My approach was to ride the loose particles of rock as far as I could and then grab on to one of the many branches to stop myself. This served me well for awhile—until the trail ended, leaving us standing above the tree line as the sky darkened. Seeing was difficult as brush and the absence of sun made finding solid footing troublesome.
“We just need to go left and down. Let’s just cut diagonally across,” I said as I began to realize my minimalistic get-up would not do me well if we had to make camp on the side of El Capitan.
Then, the damnedest sounds came from the woods off in the distance to our left: Bears. It all made sense. Those climbers weren’t climbers at all, they weren’t even human. In fact, they were the Poloti coming to teach us a lesson for treating their territory with a blatant lack of respect. Yes, bears and frigid conditions would work to bring us all to a violent and terrible end.
“How funny would it be if we found that family of bears now?” I jokingly asked.
“HA! That would be fucking terrible,” said Mark.
A sense of panic was beginning to set in, all of us were starting to remember the shows we’ve seen about stranded hikers who never made their way out, all the news reports that said their bodies had never been found. Reality had decided to show its face. The fantasy, the bubble of invincibility, which once surrounded us, had been popped and we were now exposed to our own mortality.
As the fear and uncertainty made us consider the not-so-distant future and what would become of us, a poorly paved maintenance road appeared. We were saved. No news report about our disappearance would air. No Discovery Channel special on stranded hikers who never found salvation.

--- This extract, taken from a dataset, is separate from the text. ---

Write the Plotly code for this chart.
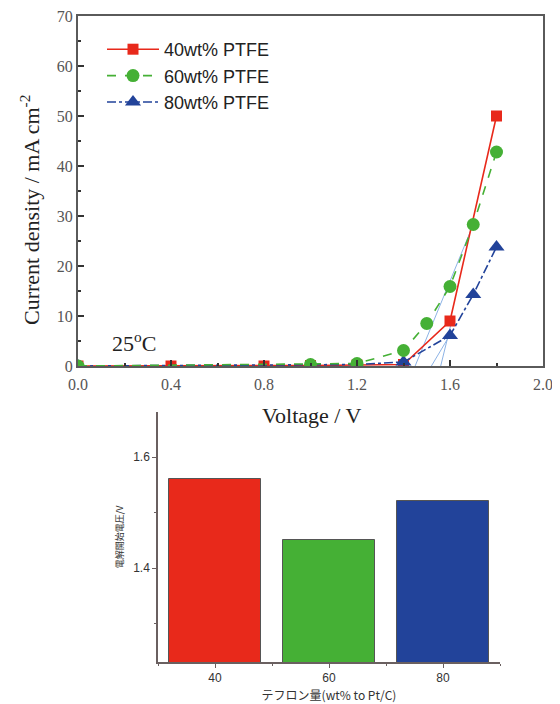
import plotly.graph_objects as go

# ---- top chart data (current density vs voltage) ----
voltage_40 = [0.0, 0.4, 0.8, 1.0, 1.2, 1.4, 1.6, 1.8]
current_40 = [0.0, 0.0, 0.0, 0.1, 0.2, 0.3, 9.0, 50.0]
voltage_60 = [0.0, 1.0, 1.2, 1.4, 1.5, 1.6, 1.7, 1.8]
current_60 = [0.0, 0.3, 0.5, 3.1, 8.5, 15.9, 28.3, 42.8]
voltage_80 = [0.0, 1.0, 1.2, 1.4, 1.6, 1.7, 1.8]
current_80 = [0.0, 0.2, 0.3, 0.8, 6.1, 14.3, 23.8]

# tangent (onset) lines: from onset voltage on the axis up to a point on the curve
tangent_40_x = [1.56, 1.61]
tangent_40_y = [0.0, 9.5]
tangent_60_x = [1.45, 1.70]
tangent_60_y = [0.0, 28.3]
tangent_80_x = [1.52, 1.61]
tangent_80_y = [0.0, 7.0]

series_names = ["40wt% PTFE", "60wt% PTFE", "80wt% PTFE"]

# ---- bottom chart data (onset voltage vs PTFE content) ----
ptfe_content = [40, 60, 80]
onset_voltage = [1.56, 1.45, 1.52]

RED = "#E8291B"
GREEN = "#45B035"
BLUE = "#22439A"
TAN = "#8DB3E6"

OFF = 8
W, H = 560 - OFF, 704 - OFF


def px(x):
    return (x - OFF) / W


def py(y):
    return 1 - (y - OFF) / H


fig = go.Figure()

# tangent lines
for tx, ty in [(tangent_40_x, tangent_40_y), (tangent_60_x, tangent_60_y), (tangent_80_x, tangent_80_y)]:
    fig.add_trace(go.Scatter(x=tx, y=ty, mode="lines", line=dict(color=TAN, width=1),
                             showlegend=False, hoverinfo="skip", xaxis="x", yaxis="y"))

fig.add_trace(go.Scatter(x=voltage_40, y=current_40, name=series_names[0], mode="lines+markers",
                         line=dict(color=RED, width=1.6),
                         marker=dict(symbol="square", size=11, color=RED),
                         legendrank=1, legendgroup="a", xaxis="x", yaxis="y"))
fig.add_trace(go.Scatter(x=voltage_80, y=current_80, name=series_names[2], mode="lines+markers",
                         line=dict(color=BLUE, width=1.6, dash="dashdot"),
                         marker=dict(symbol="triangle-up", size=14, color=BLUE),
                         legendrank=3, legendgroup="c", xaxis="x", yaxis="y"))
fig.add_trace(go.Scatter(x=voltage_60, y=current_60, name=series_names[1], mode="lines+markers",
                         line=dict(color=GREEN, width=1.6, dash="dash"),
                         marker=dict(symbol="circle", size=13, color=GREEN),
                         legendrank=2, legendgroup="b", xaxis="x", yaxis="y"))

# bars
fig.add_trace(go.Bar(x=ptfe_content, y=onset_voltage, width=16.3,
                     marker=dict(color=[RED, GREEN, BLUE], line=dict(color="#555555", width=1)),
                     showlegend=False, xaxis="x2", yaxis="y2"))

serif = "Liberation Serif"
sans = "Liberation Sans"
axis_col = "#5a5a5a"

fig.update_layout(
    width=W, height=H,
    margin=dict(l=0, r=0, t=0, b=0, autoexpand=False),
    paper_bgcolor="white", plot_bgcolor="white",
    showlegend=True,
    legend=dict(x=px(102), y=py(31), xanchor="left", yanchor="top",
                font=dict(family=sans, size=18, color="#222222"),
                bgcolor="rgba(0,0,0,0)", traceorder="grouped", tracegroupgap=0,
                itemwidth=52),
    xaxis=dict(domain=[px(78), px(543)], range=[0, 2.0], dtick=0.4, tickformat=".1f",
               anchor="y", showline=True, linecolor=axis_col, linewidth=2, mirror=True,
               automargin=False, ticklabeloverflow="allow",
               ticks="inside", ticklen=6, tickwidth=1.5, tickcolor="#333333",
               minor=dict(dtick=0.2, ticks="inside", ticklen=3, tickcolor="#333333"),
               showgrid=False, zeroline=False, ticklabelstandoff=3,
               tickfont=dict(family=serif, size=16, color="#555555")),
    yaxis=dict(domain=[py(366), py(16)], range=[0, 70], dtick=10,
               anchor="x", showline=True, linecolor=axis_col, linewidth=2, mirror=True,
               automargin=False, ticklabeloverflow="allow",
               ticks="inside", ticklen=6, tickwidth=1.5, tickcolor="#333333",
               minor=dict(dtick=5, ticks="inside", ticklen=3, tickcolor="#333333"),
               showgrid=False, zeroline=False,
               tickfont=dict(family=serif, size=16, color="#555555")),
    xaxis2=dict(domain=[px(158), px(500)], range=[30, 90], tickvals=ptfe_content,
                anchor="y2", showline=True, linecolor="#6a6060", linewidth=1.5, mirror=False,
                automargin=False, ticklabeloverflow="allow",
                ticks="outside", ticklen=4, tickcolor="#6a6060",
                minor=dict(dtick=10, ticks="outside", ticklen=2, tickcolor="#6a6060"),
                showgrid=False, zeroline=False,
                tickfont=dict(family=sans, size=12, color="#333333"),
                title=dict(text="テフロン量(wt% to Pt/C)",
                           font=dict(family="Noto Sans CJK JP", size=12, color="#333333"), standoff=7)),
    yaxis2=dict(domain=[py(662), py(412)], range=[1.231, 1.681], tickvals=[1.4, 1.6],
                tickformat=".1f", anchor="x2", showline=True, linecolor="#6a6060", linewidth=1.5,
                automargin=False, ticklabeloverflow="allow",
                ticks="outside", ticklen=4, tickcolor="#6a6060",
                minor=dict(dtick=0.1, ticks="outside", ticklen=2, tickcolor="#6a6060"),
                showgrid=False, zeroline=False,
                tickfont=dict(family=sans, size=12, color="#333333"),
                title=dict(text="電解開始電圧/V",
                           font=dict(family="Noto Sans CJK JP", size=9, color="#333333"), standoff=8)),
    bargap=0,
)

fig.add_annotation(text="Current density / mA cm<sup>-2</sup>", x=px(30), y=py(210),
                   xref="paper", yref="paper", textangle=-90,
                   showarrow=False, xanchor="center", yanchor="middle",
                   font=dict(family=serif, size=22, color="#222222"))
fig.add_annotation(text="Voltage / V", x=px(312), y=py(416), xref="paper", yref="paper",
                   showarrow=False, xanchor="center", yanchor="middle",
                   font=dict(family=serif, size=22, color="#222222"))
fig.add_annotation(text="25<sup>o</sup>C", x=px(134), y=py(342), xref="paper", yref="paper",
                   showarrow=False, xanchor="center", yanchor="middle",
                   font=dict(family=serif, size=22, color="#222222"))

fig.write_html("out.html")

We walked in the direction of the car. With relief washing over us, we noticed a brown spotted toad hop out from under a bush. The group’s focus quickly shifted to the capturing of the warty creature in order to take a picture of the toad in captivity, a photo that would illustrate our dominance over the animal world.
Mark eagerly led the campaign, chasing the toad like a child determined, with the tip of his tongue protruding from the corner of his mouth. He grabbed the toad and it leaped from his hand, nearly back into the bush, but Mark got it to rest on his palm as Pat snapped the photo. The miserable little creature was set free after defecating on Mark’s hand.
We returned safely to the car, despite attempts by the Poloti to hamper our spirits. Their plot to strand us in the Yosemite wilderness at night had failed. Their wrath was no match for us. Yup, three eighteen-year-olds managed to outwit the evil ghosts, which terrorized an entire tribe of people many years ago. We were truly special. Then again, we were legitimately worried, if only for a moment. Maybe it was the Poloti’s intention to scare us, warning us of what would come if we continued on in our disrespectful way.
It was only fitting to push our luck even further, ignoring the Poloti’s warning just as we ignored the man’s warning of bears. Once we arrived back at camp, I took whatever food we had left over and spread it around the camp site, keeping a fifty-foot buffer from our tent. It was a combination of beef broth, frozen beef patties, Ramen, and any other items that might prove useful in luring a bear to our camp’s perimeter. My attempt to see a bear for the second time also ended in failure. Was it foolish? Sure. But I’ve always believed that fools have the most fun, and so far I’ve been right. Would I do it again? No, that was really dumb.